PURPOSE: In this study, we aimed to determine the clinicopathologic, radiologic, and molecular significance of the tumor invasiveness to further stratify the patients with high-grade (HG) upper tract urothelial carcinoma (UTUC) who can be treated less aggressively.

MATERIALS AND METHODS: Clinicopathologic and radiologic characteristics of 166 surgically resected HG UTUC (48 non-invasive, and 118 invasive) cases were evaluated. Six non-invasive UTUC cases with intra-tumoral tumor grade heterogeneity were selected for whole exome sequencing (WES) to understand the underlying molecular pathophysiology. Barcode-tagging sequencing (BTSeq) was done for validation of the target genes from WES data.
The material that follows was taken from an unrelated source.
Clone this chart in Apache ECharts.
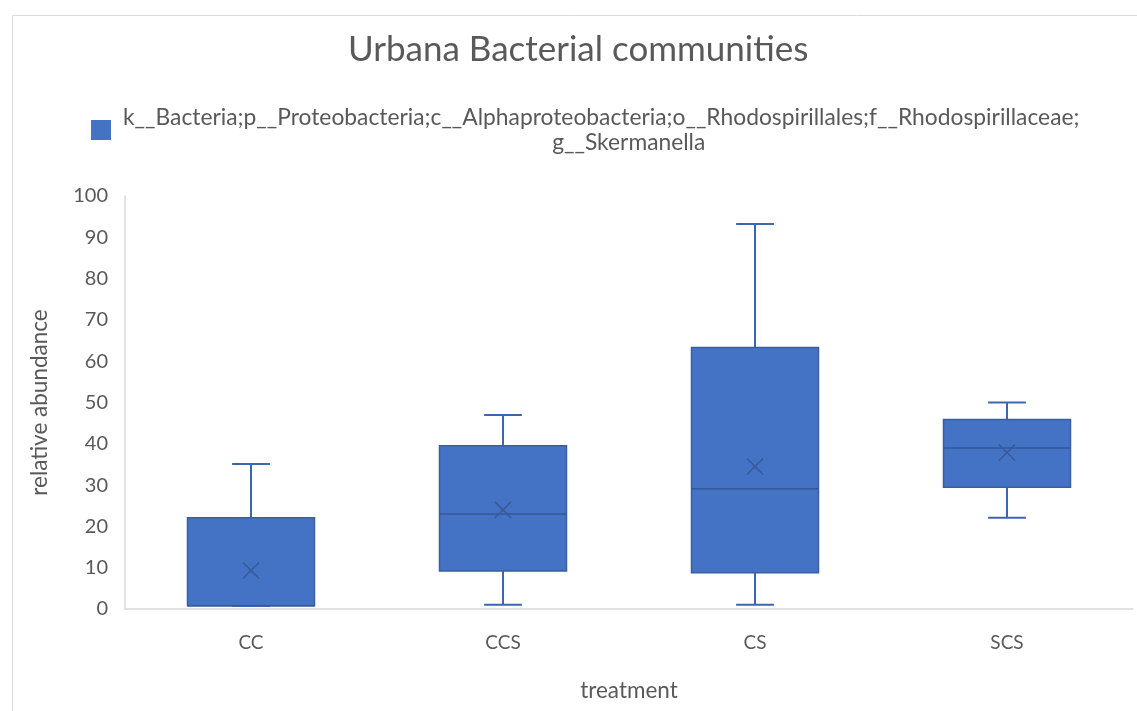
<!DOCTYPE html>
<html>
<head>
<meta charset="utf-8">
<script src="https://cdn.jsdelivr.net/npm/echarts@6/dist/echarts.min.js"></script>
<style>html,body{margin:0;padding:0;background:#fff}#c{width:1137px;height:711px}</style>
</head>
<body>
<div id="c"></div>
<script>
const categories = ['CC', 'CCS', 'CS', 'SCS'];
const mins    = [0.8, 1.0, 1.0, 22.1];
const q1s     = [0.8, 9.2, 8.8, 29.5];
const medians = [0.8, 23.0, 29.1, 39.0];
const q3s     = [22.1, 39.5, 63.3, 45.9];
const maxs    = [35.1, 47.0, 93.2, 50.0];
const means   = [9.3, 24.0, 34.5, 37.9];
const yTicks  = [0, 10, 20, 30, 40, 50, 60, 70, 80, 90, 100];
const seriesName = 'k__Bacteria;p__Proteobacteria;c__Alphaproteobacteria;o__Rhodospirillales;f__Rhodospirillaceae;g__Skermanella';

const FONT = 'Lato';
const TXT = '#595959';
const data = categories.map((c, i) => [i, mins[i], q1s[i], medians[i], q3s[i], maxs[i], means[i]]);

function renderItem(params, api) {
  const xi = api.value(0);
  const mn = api.value(1), q1 = api.value(2), md = api.value(3), q3 = api.value(4), mx = api.value(5), mean = api.value(6);
  const band = api.size([1, 0])[0];
  const bw = band * 0.504, cw = band * 0.15;
  const cx = api.coord([xi, 0])[0];
  const y = v => api.coord([xi, v])[1];
  const wStyle = { stroke: '#3d66b0', lineWidth: 2 };
  const kids = [
    { type: 'line', shape: { x1: cx, y1: y(mx), x2: cx, y2: y(q3) }, style: wStyle },
    { type: 'line', shape: { x1: cx - cw / 2, y1: y(mx), x2: cx + cw / 2, y2: y(mx) }, style: wStyle },
    { type: 'line', shape: { x1: cx, y1: y(q1), x2: cx, y2: y(mn) }, style: wStyle },
    { type: 'line', shape: { x1: cx - cw / 2, y1: y(mn), x2: cx + cw / 2, y2: y(mn) }, style: wStyle },
    { type: 'rect', shape: { x: cx - bw / 2, y: y(q3), width: bw, height: y(q1) - y(q3) },
      style: { fill: '#4472c4', stroke: '#3a5f9f', lineWidth: 1.5 } },
    { type: 'line', shape: { x1: cx - bw / 2, y1: y(md), x2: cx + bw / 2, y2: y(md) }, style: { stroke: '#34589a', lineWidth: 1.5 } }
  ];
  const ym = y(mean), s = 8;
  const xStyle = { stroke: '#3a5a96', lineWidth: 1.5 };
  kids.push({ type: 'line', shape: { x1: cx - s, y1: ym - s, x2: cx + s, y2: ym + s }, style: xStyle });
  kids.push({ type: 'line', shape: { x1: cx - s, y1: ym + s, x2: cx + s, y2: ym - s }, style: xStyle });
  return { type: 'group', children: kids };
}

const chart = echarts.init(document.getElementById('c'), null, { renderer: 'canvas' });
chart.setOption({
  animation: false,
  backgroundColor: '#fff',
  textStyle: { fontFamily: FONT },
  graphic: [{
    type: 'rect', left: 10, top: 13, shape: { width: 1140, height: 720 },
    style: { fill: 'none', stroke: '#d9d9d9', lineWidth: 1 }, silent: true, z: -1
  }],
  title: {
    text: 'Urbana Bacterial communities', left: 343, top: 27,
    textStyle: { fontFamily: FONT, fontSize: 35, fontWeight: 'normal', color: TXT }
  },
  legend: {
    left: 91, top: 105, padding: 0, icon: 'rect', itemWidth: 20, itemHeight: 20, itemGap: 10,
    data: [seriesName],
    formatter: function (name) {
      const idx = name.indexOf('g__');
      return '{a|' + name.slice(0, idx) + '}\n{b|' + name.slice(idx) + '}';
    },
    textStyle: {
      fontFamily: FONT, fontSize: 22.8, color: TXT, lineHeight: 25,
      rich: {
        a: { fontFamily: FONT, fontSize: 22.8, color: TXT, lineHeight: 25, padding: [0, 0, 0, 7] },
        b: { fontFamily: FONT, fontSize: 22.8, color: TXT, lineHeight: 25, align: 'center', padding: [0, 0, 0, 62] }
      }
    }
  },
  grid: { left: 125, right: 4, top: 196, bottom: 102, containLabel: false },
  xAxis: {
    type: 'category', data: categories,
    name: 'treatment', nameLocation: 'middle', nameGap: 70,
    nameTextStyle: { fontFamily: FONT, fontSize: 22.5, color: TXT },
    axisLine: { lineStyle: { color: '#d9d9d9', width: 1.5 } },
    axisTick: { show: false },
    axisLabel: { fontFamily: FONT, fontSize: 19, color: TXT, margin: 24 },
    splitLine: { show: false }
  },
  yAxis: {
    type: 'value', min: 0, max: 100, interval: 10,
    name: 'relative abundance', nameLocation: 'middle', nameGap: 74, nameRotate: 90,
    nameTextStyle: { fontFamily: FONT, fontSize: 22.5, color: TXT },
    axisLine: { show: true, lineStyle: { color: '#d9d9d9', width: 1.5 } },
    axisTick: { show: false },
    axisLabel: { fontFamily: FONT, fontSize: 20, color: TXT, margin: 17,
      formatter: v => yTicks.indexOf(v) >= 0 ? String(v) : '' },
    splitLine: { show: false }
  },
  series: [{
    name: seriesName, type: 'custom', renderItem: renderItem,
    itemStyle: { color: '#4472c4', borderColor: '#3a5f9f' },
    encode: { x: 0, y: [1, 2, 3, 4, 5, 6] },
    data: data
  }]
});
</script>
</body>
</html>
RESULTS: Patients with non-invasive UTUC showed no cancer-specific death with better cancer-specific survival (p<0.001) and recurrence-free survival (p<0.001) compared to the patients with invasive UTUC. Compared to the invasive UTUC, non-invasive UTUC was correlated to a low grade on the preoperative abdominal computed tomography (CT) grading system (p<0.001), histologic intratumoral tumor grade heterogeneity (p=0.018), discrepancy in preoperative urine cytology diagnosis (p=0.018), and absence of urothelial carcinoma in situ (p<0.001). WES of the heterogeneous components showed mutually shared HRAS and FGFR3 mutations shared between the HG and LG components. HRAS mutation was associated with the lower grade on preoperative abdominal CT and intratumoral tumor grade heterogeneity (p=0.045 and p<0.001, respectively), whereas FGFR3 mutation was correlated to the absence of carcinoma in situ (p<0.001).

CONCLUSION: According to our comprehensive analysis, HG non-invasive UTUC can be preoperatively suspected based on distinct preoperative radiologic, cytologic, histologic, and molecular features. Non-invasive HG UTUC shows excellent prognosis and thus should be treated less aggressively.